#### MATERIAL SHOWN ####
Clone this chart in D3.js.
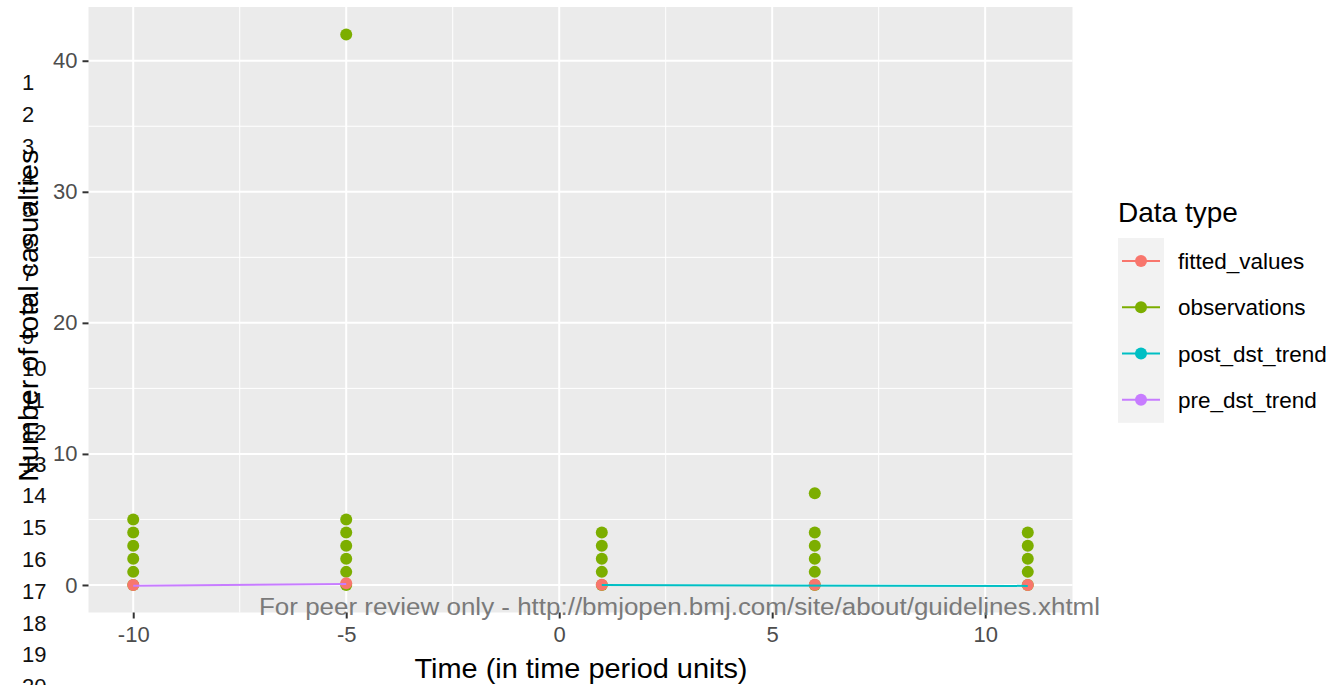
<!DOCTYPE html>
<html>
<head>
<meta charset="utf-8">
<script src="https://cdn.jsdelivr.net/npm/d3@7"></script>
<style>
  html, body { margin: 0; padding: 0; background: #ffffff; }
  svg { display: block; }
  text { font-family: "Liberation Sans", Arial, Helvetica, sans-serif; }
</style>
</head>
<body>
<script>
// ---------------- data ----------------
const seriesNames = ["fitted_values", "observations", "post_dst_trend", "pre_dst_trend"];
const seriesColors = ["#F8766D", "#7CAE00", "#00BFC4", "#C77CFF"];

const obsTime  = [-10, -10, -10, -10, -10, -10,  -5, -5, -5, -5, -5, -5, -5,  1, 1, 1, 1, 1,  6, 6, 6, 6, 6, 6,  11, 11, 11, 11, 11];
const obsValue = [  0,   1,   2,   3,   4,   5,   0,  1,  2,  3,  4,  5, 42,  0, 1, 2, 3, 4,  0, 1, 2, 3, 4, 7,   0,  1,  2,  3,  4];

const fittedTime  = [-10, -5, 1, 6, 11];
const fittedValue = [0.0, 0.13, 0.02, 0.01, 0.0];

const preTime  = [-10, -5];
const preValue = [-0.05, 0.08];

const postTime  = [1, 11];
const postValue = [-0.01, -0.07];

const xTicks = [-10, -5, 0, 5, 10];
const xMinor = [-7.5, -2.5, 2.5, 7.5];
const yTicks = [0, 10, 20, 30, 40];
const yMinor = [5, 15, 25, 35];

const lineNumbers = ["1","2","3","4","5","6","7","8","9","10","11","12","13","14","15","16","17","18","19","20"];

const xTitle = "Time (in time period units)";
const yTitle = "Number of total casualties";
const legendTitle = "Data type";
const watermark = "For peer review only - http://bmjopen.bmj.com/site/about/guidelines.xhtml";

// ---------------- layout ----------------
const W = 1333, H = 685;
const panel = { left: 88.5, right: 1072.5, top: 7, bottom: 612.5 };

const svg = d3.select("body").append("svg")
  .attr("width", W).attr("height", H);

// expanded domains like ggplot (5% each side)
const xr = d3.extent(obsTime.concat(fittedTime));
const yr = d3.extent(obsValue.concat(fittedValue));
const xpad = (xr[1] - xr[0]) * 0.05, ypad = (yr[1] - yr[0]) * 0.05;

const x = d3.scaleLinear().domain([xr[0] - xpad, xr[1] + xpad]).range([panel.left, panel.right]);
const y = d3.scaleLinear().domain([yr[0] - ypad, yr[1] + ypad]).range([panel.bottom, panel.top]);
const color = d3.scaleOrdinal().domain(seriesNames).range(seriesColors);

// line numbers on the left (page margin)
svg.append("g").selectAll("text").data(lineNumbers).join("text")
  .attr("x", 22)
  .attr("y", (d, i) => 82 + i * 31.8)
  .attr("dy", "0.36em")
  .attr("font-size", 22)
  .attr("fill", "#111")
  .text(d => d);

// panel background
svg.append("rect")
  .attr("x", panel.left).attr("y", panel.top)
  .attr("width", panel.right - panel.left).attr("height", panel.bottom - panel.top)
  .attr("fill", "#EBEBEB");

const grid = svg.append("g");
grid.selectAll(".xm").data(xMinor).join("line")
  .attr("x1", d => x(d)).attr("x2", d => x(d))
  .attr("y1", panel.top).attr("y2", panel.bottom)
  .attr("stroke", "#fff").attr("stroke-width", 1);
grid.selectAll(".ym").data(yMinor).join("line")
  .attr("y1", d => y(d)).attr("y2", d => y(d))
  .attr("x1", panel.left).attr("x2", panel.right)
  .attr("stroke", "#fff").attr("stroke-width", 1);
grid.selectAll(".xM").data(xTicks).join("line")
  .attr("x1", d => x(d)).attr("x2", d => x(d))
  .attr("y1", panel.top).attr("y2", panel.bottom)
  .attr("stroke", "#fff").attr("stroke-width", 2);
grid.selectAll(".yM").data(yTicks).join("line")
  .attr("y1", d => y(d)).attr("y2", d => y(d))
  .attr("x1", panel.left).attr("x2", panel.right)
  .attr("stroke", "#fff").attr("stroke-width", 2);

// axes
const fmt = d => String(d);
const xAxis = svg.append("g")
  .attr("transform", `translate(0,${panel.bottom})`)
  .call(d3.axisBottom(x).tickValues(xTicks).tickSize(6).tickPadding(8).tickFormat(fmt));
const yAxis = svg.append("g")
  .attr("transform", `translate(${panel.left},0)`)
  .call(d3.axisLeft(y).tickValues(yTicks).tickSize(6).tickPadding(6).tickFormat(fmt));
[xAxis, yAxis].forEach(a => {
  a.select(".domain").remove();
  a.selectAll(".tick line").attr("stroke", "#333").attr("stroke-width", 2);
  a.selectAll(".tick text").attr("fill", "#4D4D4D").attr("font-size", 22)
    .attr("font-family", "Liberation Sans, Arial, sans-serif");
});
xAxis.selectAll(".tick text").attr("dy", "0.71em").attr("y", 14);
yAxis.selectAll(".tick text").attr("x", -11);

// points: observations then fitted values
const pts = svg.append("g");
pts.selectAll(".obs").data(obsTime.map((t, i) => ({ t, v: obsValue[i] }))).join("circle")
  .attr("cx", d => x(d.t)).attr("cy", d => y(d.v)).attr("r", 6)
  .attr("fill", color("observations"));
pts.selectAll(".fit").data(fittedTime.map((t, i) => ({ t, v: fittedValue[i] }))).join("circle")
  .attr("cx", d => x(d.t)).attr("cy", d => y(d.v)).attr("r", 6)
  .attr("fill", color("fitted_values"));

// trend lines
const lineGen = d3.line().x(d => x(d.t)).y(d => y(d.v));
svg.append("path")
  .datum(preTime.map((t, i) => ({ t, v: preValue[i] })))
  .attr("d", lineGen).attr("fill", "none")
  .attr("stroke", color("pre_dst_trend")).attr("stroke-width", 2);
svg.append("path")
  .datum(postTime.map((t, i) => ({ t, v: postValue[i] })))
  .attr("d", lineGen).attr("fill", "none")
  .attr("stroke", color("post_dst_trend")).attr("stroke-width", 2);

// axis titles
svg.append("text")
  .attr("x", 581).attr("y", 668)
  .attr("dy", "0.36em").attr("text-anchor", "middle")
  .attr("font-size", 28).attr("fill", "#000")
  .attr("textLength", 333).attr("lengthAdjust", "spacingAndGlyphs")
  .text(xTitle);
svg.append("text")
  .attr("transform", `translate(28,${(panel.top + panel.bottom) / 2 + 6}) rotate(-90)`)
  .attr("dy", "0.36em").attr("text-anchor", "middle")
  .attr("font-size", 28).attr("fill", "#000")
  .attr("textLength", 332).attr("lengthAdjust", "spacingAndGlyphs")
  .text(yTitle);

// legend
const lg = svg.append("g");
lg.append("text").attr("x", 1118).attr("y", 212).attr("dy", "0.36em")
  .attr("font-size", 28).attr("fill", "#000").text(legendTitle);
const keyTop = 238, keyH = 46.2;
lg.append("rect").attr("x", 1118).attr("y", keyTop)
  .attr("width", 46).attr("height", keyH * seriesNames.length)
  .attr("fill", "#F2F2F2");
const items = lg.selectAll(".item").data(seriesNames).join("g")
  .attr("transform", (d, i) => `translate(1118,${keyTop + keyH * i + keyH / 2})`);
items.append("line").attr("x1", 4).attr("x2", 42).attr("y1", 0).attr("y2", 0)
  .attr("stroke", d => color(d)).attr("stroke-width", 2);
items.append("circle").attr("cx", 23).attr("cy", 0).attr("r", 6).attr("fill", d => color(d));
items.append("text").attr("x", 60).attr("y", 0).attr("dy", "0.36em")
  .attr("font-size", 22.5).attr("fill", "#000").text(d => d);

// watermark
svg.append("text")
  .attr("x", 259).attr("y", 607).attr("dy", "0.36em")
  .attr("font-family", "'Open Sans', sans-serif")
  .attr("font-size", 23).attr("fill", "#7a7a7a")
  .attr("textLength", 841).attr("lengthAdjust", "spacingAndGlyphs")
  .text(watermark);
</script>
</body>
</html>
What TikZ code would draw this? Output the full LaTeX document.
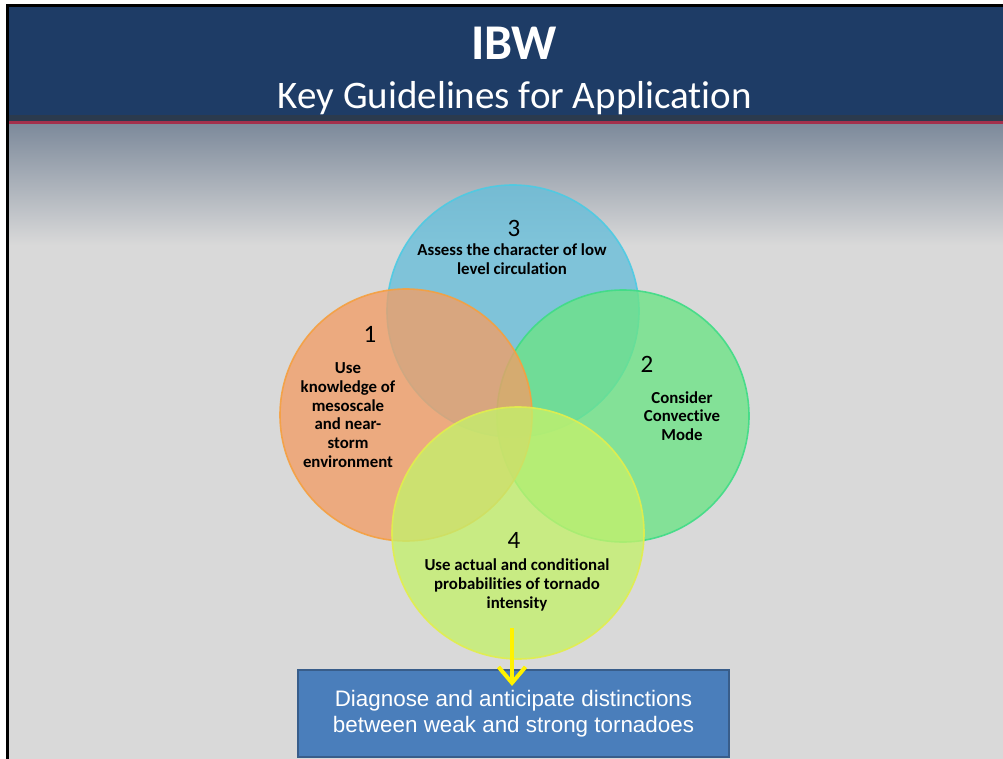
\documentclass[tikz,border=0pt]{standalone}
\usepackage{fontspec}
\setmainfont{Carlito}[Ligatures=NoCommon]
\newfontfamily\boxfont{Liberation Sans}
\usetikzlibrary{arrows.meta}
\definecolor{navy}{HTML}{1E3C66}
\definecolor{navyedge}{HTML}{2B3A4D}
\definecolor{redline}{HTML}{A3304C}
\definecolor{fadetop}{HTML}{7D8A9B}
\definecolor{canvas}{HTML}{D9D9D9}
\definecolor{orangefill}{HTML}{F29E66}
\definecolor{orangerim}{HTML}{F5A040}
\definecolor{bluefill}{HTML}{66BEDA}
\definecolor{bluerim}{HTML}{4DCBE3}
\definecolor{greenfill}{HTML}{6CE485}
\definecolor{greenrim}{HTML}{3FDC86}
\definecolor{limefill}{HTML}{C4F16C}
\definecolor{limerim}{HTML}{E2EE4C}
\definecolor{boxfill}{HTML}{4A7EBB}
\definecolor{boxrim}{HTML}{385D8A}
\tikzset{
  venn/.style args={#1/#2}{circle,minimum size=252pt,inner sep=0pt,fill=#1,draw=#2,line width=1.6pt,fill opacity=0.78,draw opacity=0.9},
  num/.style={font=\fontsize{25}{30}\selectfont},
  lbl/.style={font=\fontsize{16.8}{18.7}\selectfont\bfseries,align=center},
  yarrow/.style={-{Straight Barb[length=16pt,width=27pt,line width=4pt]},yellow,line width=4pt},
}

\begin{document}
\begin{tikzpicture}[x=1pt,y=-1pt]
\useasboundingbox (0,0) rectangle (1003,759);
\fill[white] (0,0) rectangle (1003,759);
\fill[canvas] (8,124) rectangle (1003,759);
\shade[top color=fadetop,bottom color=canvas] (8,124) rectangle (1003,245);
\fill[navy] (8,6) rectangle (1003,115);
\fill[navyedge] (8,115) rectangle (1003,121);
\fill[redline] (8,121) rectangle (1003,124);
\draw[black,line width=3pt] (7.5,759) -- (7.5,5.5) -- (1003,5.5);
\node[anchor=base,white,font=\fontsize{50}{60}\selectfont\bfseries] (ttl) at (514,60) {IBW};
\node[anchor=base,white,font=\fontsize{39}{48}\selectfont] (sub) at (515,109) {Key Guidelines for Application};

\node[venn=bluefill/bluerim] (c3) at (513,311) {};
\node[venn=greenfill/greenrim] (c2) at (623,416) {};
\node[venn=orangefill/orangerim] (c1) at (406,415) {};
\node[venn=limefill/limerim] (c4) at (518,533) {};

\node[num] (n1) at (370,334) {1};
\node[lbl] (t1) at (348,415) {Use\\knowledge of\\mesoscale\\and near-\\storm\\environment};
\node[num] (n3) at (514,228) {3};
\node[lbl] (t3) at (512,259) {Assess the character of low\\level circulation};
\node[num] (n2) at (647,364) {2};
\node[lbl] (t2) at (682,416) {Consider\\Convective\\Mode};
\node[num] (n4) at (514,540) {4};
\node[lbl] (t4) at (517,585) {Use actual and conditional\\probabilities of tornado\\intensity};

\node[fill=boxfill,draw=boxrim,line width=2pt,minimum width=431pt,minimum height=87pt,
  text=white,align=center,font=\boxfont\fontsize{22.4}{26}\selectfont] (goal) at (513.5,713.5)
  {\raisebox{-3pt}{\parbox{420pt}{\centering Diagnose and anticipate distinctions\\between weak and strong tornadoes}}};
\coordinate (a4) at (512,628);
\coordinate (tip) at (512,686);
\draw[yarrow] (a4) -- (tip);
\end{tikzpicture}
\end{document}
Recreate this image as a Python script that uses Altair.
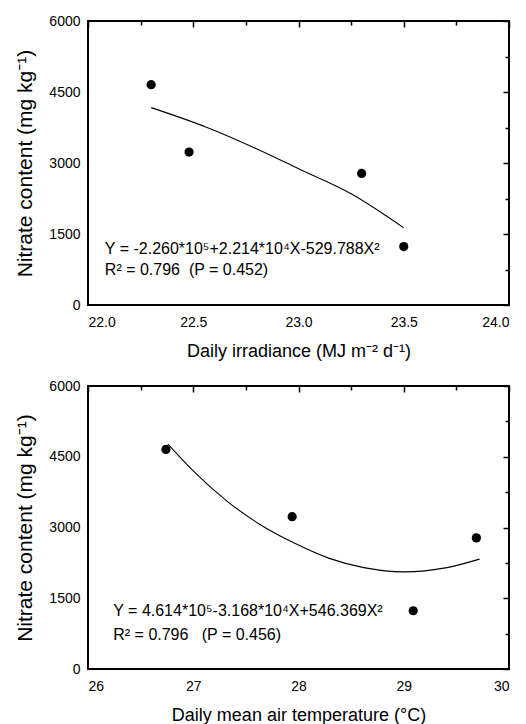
####
- REQUEST
Sift through the entries and copy every line with "this".

- WRITTEN REPLY
Clone this chart in D3.js.
What TikZ code would draw this? Output the full LaTeX document.
Recreate this image as a Python script that uses Altair.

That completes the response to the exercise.